Collected material start
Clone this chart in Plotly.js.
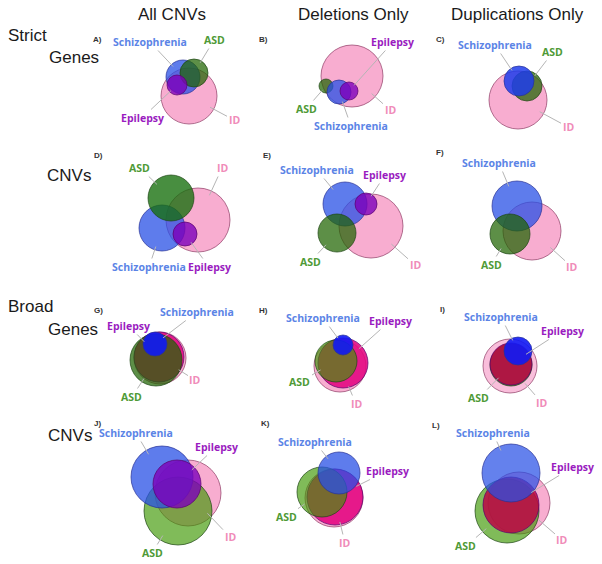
<!DOCTYPE html>
<html><head><meta charset="utf-8">
<script src="https://cdn.plot.ly/plotly-3.0.1.min.js"></script>
<style>body{margin:0;background:#fff}</style>
</head><body>
<div id="chart" style="width:602px;height:564px"></div>
<script>
// ---- data (circle centre x, centre y, radius per panel, in panel units) ----
const panelIds = ['A','B','C','D','E','F','G','H','I','J','K','L'];
const sczX = [95, 71, 71, 74, 77, 69, 67, 75, 70, 74, 71, 63];
const sczY = [52, 67, 56, 88, 64, 66, 59, 60, 66, 62, 58, 58];
const sczR = [17, 12, 15, 23, 22, 25, 12, 10, 14, 31, 21, 29];
const asdX = [106, 58, 79, 83, 69, 62, 68, 68, 63, 90, 54, 59];
const asdY = [48, 61, 61, 58, 93, 94, 75, 76, 80, 96, 77, 96];
const asdR = [14, 7, 15, 23, 19, 20, 26, 21, 21, 34, 25, 32];
const idX  = [101, 84, 70, 110, 103, 84, 72, 72, 62, 100, 66, 71];
const idY  = [71, 51, 75, 80, 86, 91, 73, 81, 81, 78, 83, 88];
const idR  = [28, 31, 29, 32, 32, 29, 26, 26, 27, 33, 29, 31];
const epiX = [89, 81, null, 97, 98, null, 71, 75, 63, 89, 67, 63];
const epiY = [60, 66, null, 94, 64, null, 72, 78, 79, 69, 82, 90];
const epiR = [10, 9, null, 12, 11, null, 25, 25, 21, 24, 28, 28];
const setNames = {scz:'Schizophrenia', asd:'ASD', id:'ID', epi:'Epilepsy'};
const columnTitles = ['All CNVs', 'Deletions Only', 'Duplications Only'];
const rowTitles = [['Strict','Genes'], ['CNVs'], ['Broad','Genes'], ['CNVs']];

// ---- layout geometry / styles ----
const W = 602, H = 564;
const colLeft = [88, 268, 448], colW = [180, 180, 154];
const rowTop = [25, 140, 285, 415], rowH = [115, 145, 130, 149];
const sets = {
  scz:{x:sczX, y:sczY, r:sczR}, asd:{x:asdX, y:asdY, r:asdR},
  id:{x:idX, y:idY, r:idR}, epi:{x:epiX, y:epiY, r:epiR}
};
const textColor = {scz:'#5b84e6', asd:'#4f9a36', id:'#f08cb9', epi:'#9a1cc0'};
const baseFill = {
  id:'rgba(247,155,198,0.82)', scz:'rgba(40,80,230,0.75)',
  asd:'rgba(30,100,0,0.72)', epi:'rgba(125,0,186,0.8)'
};
const edge = {id:'rgba(150,70,110,0.75)', scz:'rgba(40,50,150,0.7)', asd:'rgba(30,70,20,0.7)', epi:'rgba(90,0,110,0.7)'};
const hot = 'rgba(227,5,128,0.88)', crimson = 'rgba(188,5,68,0.85)', deep = 'rgba(15,25,245,0.9)', bright = 'rgba(60,150,0,0.65)';
const override = {
  C:{scz:'rgba(30,60,235,0.85)'},
  D:{asd:'rgba(20,110,10,0.78)'},
  G:{epi:hot, scz:deep}, H:{epi:hot, scz:deep, asd:bright},
  I:{epi:crimson, scz:deep, id:'rgba(247,165,205,0.72)'},
  J:{asd:bright}, K:{epi:hot, asd:bright}, L:{epi:crimson, asd:bright, scz:'rgba(40,80,230,0.72)'}
};
const order = {
  A:['id','scz','asd','epi'], B:['id','asd','scz','epi'], C:['id','asd','scz'],
  D:['id','scz','asd','epi'], E:['id','scz','asd','epi'], F:['id','scz','asd'],
  G:['id','epi','asd','scz'], H:['id','epi','asd','scz'], I:['id','asd','epi','scz'],
  J:['id','asd','scz','epi'], K:['id','epi','asd','scz'], L:['id','asd','epi','scz']
};
const labelPos = {
  A:{scz:[62,17], asd:[126,15], epi:[54,93], id:[146,95]},
  B:{scz:[83,101], asd:[38,84], epi:[125,17], id:[122,85]},
  C:{scz:[47,20], asd:[105,27], id:[120,102]},
  D:{scz:[61,127], asd:[52,28], epi:[121,127], id:[134,28]},
  E:{scz:[49,30], asd:[42,122], epi:[117,35], id:[147,125]},
  F:{scz:[51,23], asd:[43,125], id:[124,127]},
  G:{scz:[109,27], asd:[44,112], epi:[41,41], id:[107,95]},
  H:{scz:[55,33], asd:[32,97], epi:[122,36], id:[88,119]},
  I:{scz:[53,32], asd:[31,113], epi:[114,46], id:[94,118]},
  J:{scz:[48,18], asd:[64,138], epi:[128,32], id:[142,122]},
  K:{scz:[47,27], asd:[18,102], epi:[119,56], id:[77,128]},
  L:{scz:[45,18], asd:[18,131], epi:[125,52], id:[114,125]}
};
const letterPos = [[97,40],[263,40],[440,40],[98,155],[267,155],[440,153],[98,310],[263,310],[442,309],[97,423],[265,423],[436,425]];

const traces = [], shapes = [], annotations = [];
const layout = {
  width:W, height:H, margin:{l:0,r:0,t:0,b:0}, paper_bgcolor:'#fff', plot_bgcolor:'rgba(0,0,0,0)',
  showlegend:false, shapes:shapes, annotations:annotations
};
const labelFont = {family:'Open Sans, Noto Sans, sans-serif', size:10.5, weight:700};

panelIds.forEach((pid, i) => {
  const row = Math.floor(i/3), col = i % 3, n = i + 1;
  const xa = 'x' + (n>1?n:''), ya = 'y' + (n>1?n:'');
  const axOpts = {visible:false, showgrid:false, zeroline:false, fixedrange:true};
  layout['xaxis' + (n>1?n:'')] = Object.assign({}, axOpts, {
    domain:[colLeft[col]/W, (colLeft[col]+colW[col])/W], range:[0, colW[col]], anchor:ya});
  layout['yaxis' + (n>1?n:'')] = Object.assign({}, axOpts, {
    domain:[1-(rowTop[row]+rowH[row])/H, 1-rowTop[row]/H], range:[rowH[row], 0], anchor:xa});
  const cxs = [], cys = [];
  order[pid].forEach(k => { cxs.push(sets[k].x[i]); cys.push(sets[k].y[i]); });
  traces.push({type:'scatter', mode:'markers', x:cxs, y:cys, xaxis:xa, yaxis:ya,
    marker:{size:1, opacity:0}, hoverinfo:'skip'});
  order[pid].forEach(k => {
    const cx = sets[k].x[i], cy = sets[k].y[i], r = sets[k].r[i];
    if (cx == null) return;
    const fill = (override[pid] && override[pid][k]) || baseFill[k];
    shapes.push({type:'circle', xref:xa, yref:ya, x0:cx-r, x1:cx+r, y0:cy-r, y1:cy+r,
      fillcolor:fill, line:{color:edge[k], width:1}, layer:'above'});
    const lp = labelPos[pid][k];
    const dx = lp[0]-cx, dy = lp[1]-cy, d = Math.hypot(dx, dy);
    const tx = cx + 0.85*r*dx/d, ty = cy + 0.85*r*dy/d;
    annotations.push({xref:xa, yref:ya, x:tx, y:ty, ax:lp[0]-tx, ay:lp[1]-ty,
      xanchor:'center', yanchor:'middle',
      text:setNames[k], showarrow:true, arrowhead:0, arrowwidth:1, arrowcolor:'#b5b5b5',
      standoff:0, font:Object.assign({}, labelFont, {color:textColor[k]})});
  });
  annotations.push({xref:'paper', yref:'paper', x:letterPos[i][0]/W, y:1-letterPos[i][1]/H,
    xanchor:'center', yanchor:'middle',
    text:'<b>'+pid+')</b>', showarrow:false, font:{family:'Liberation Sans, Arial', size:8, color:'#333'}});
});

const titleFont = {family:'Liberation Sans, Arial, sans-serif', size:17, color:'#1a1a1a'};
const colTitleX = [172, 353, 517];
columnTitles.forEach((t, c) => annotations.push({xref:'paper', yref:'paper', x:colTitleX[c]/W, y:1-15/H,
  xanchor:'center', yanchor:'middle', text:t, showarrow:false, font:titleFont}));
const rowTitlePos = [[[27,35],[74,58]], [[69,175]], [[30,306],[73,329]], [[70,435]]];
rowTitles.forEach((arr, r) => arr.forEach((t, j) => annotations.push({xref:'paper', yref:'paper',
  x:rowTitlePos[r][j][0]/W, y:1-rowTitlePos[r][j][1]/H, xanchor:'center', yanchor:'middle',
  text:t, showarrow:false, font:titleFont})));

Plotly.newPlot('chart', traces, layout, {displayModeBar:false, staticPlot:true});
</script>
</body></html>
Collected material end
▶ Problem to solve
Starting at the top of the listing above, reproduce each line up to and including the one with "['CNVs'], ['Broad','Genes'], ['CNVs']];"; omit the pictures.

▶ Correct answer
Clone this chart in Plotly.js.
<!DOCTYPE html>
<html><head><meta charset="utf-8">
<script src="https://cdn.plot.ly/plotly-3.0.1.min.js"></script>
<style>body{margin:0;background:#fff}</style>
</head><body>
<div id="chart" style="width:602px;height:564px"></div>
<script>
// ---- data (circle centre x, centre y, radius per panel, in panel units) ----
const panelIds = ['A','B','C','D','E','F','G','H','I','J','K','L'];
const sczX = [95, 71, 71, 74, 77, 69, 67, 75, 70, 74, 71, 63];
const sczY = [52, 67, 56, 88, 64, 66, 59, 60, 66, 62, 58, 58];
const sczR = [17, 12, 15, 23, 22, 25, 12, 10, 14, 31, 21, 29];
const asdX = [106, 58, 79, 83, 69, 62, 68, 68, 63, 90, 54, 59];
const asdY = [48, 61, 61, 58, 93, 94, 75, 76, 80, 96, 77, 96];
const asdR = [14, 7, 15, 23, 19, 20, 26, 21, 21, 34, 25, 32];
const idX  = [101, 84, 70, 110, 103, 84, 72, 72, 62, 100, 66, 71];
const idY  = [71, 51, 75, 80, 86, 91, 73, 81, 81, 78, 83, 88];
const idR  = [28, 31, 29, 32, 32, 29, 26, 26, 27, 33, 29, 31];
const epiX = [89, 81, null, 97, 98, null, 71, 75, 63, 89, 67, 63];
const epiY = [60, 66, null, 94, 64, null, 72, 78, 79, 69, 82, 90];
const epiR = [10, 9, null, 12, 11, null, 25, 25, 21, 24, 28, 28];
const setNames = {scz:'Schizophrenia', asd:'ASD', id:'ID', epi:'Epilepsy'};
const columnTitles = ['All CNVs', 'Deletions Only', 'Duplications Only'];
const rowTitles = [['Strict','Genes'], ['CNVs'], ['Broad','Genes'], ['CNVs']];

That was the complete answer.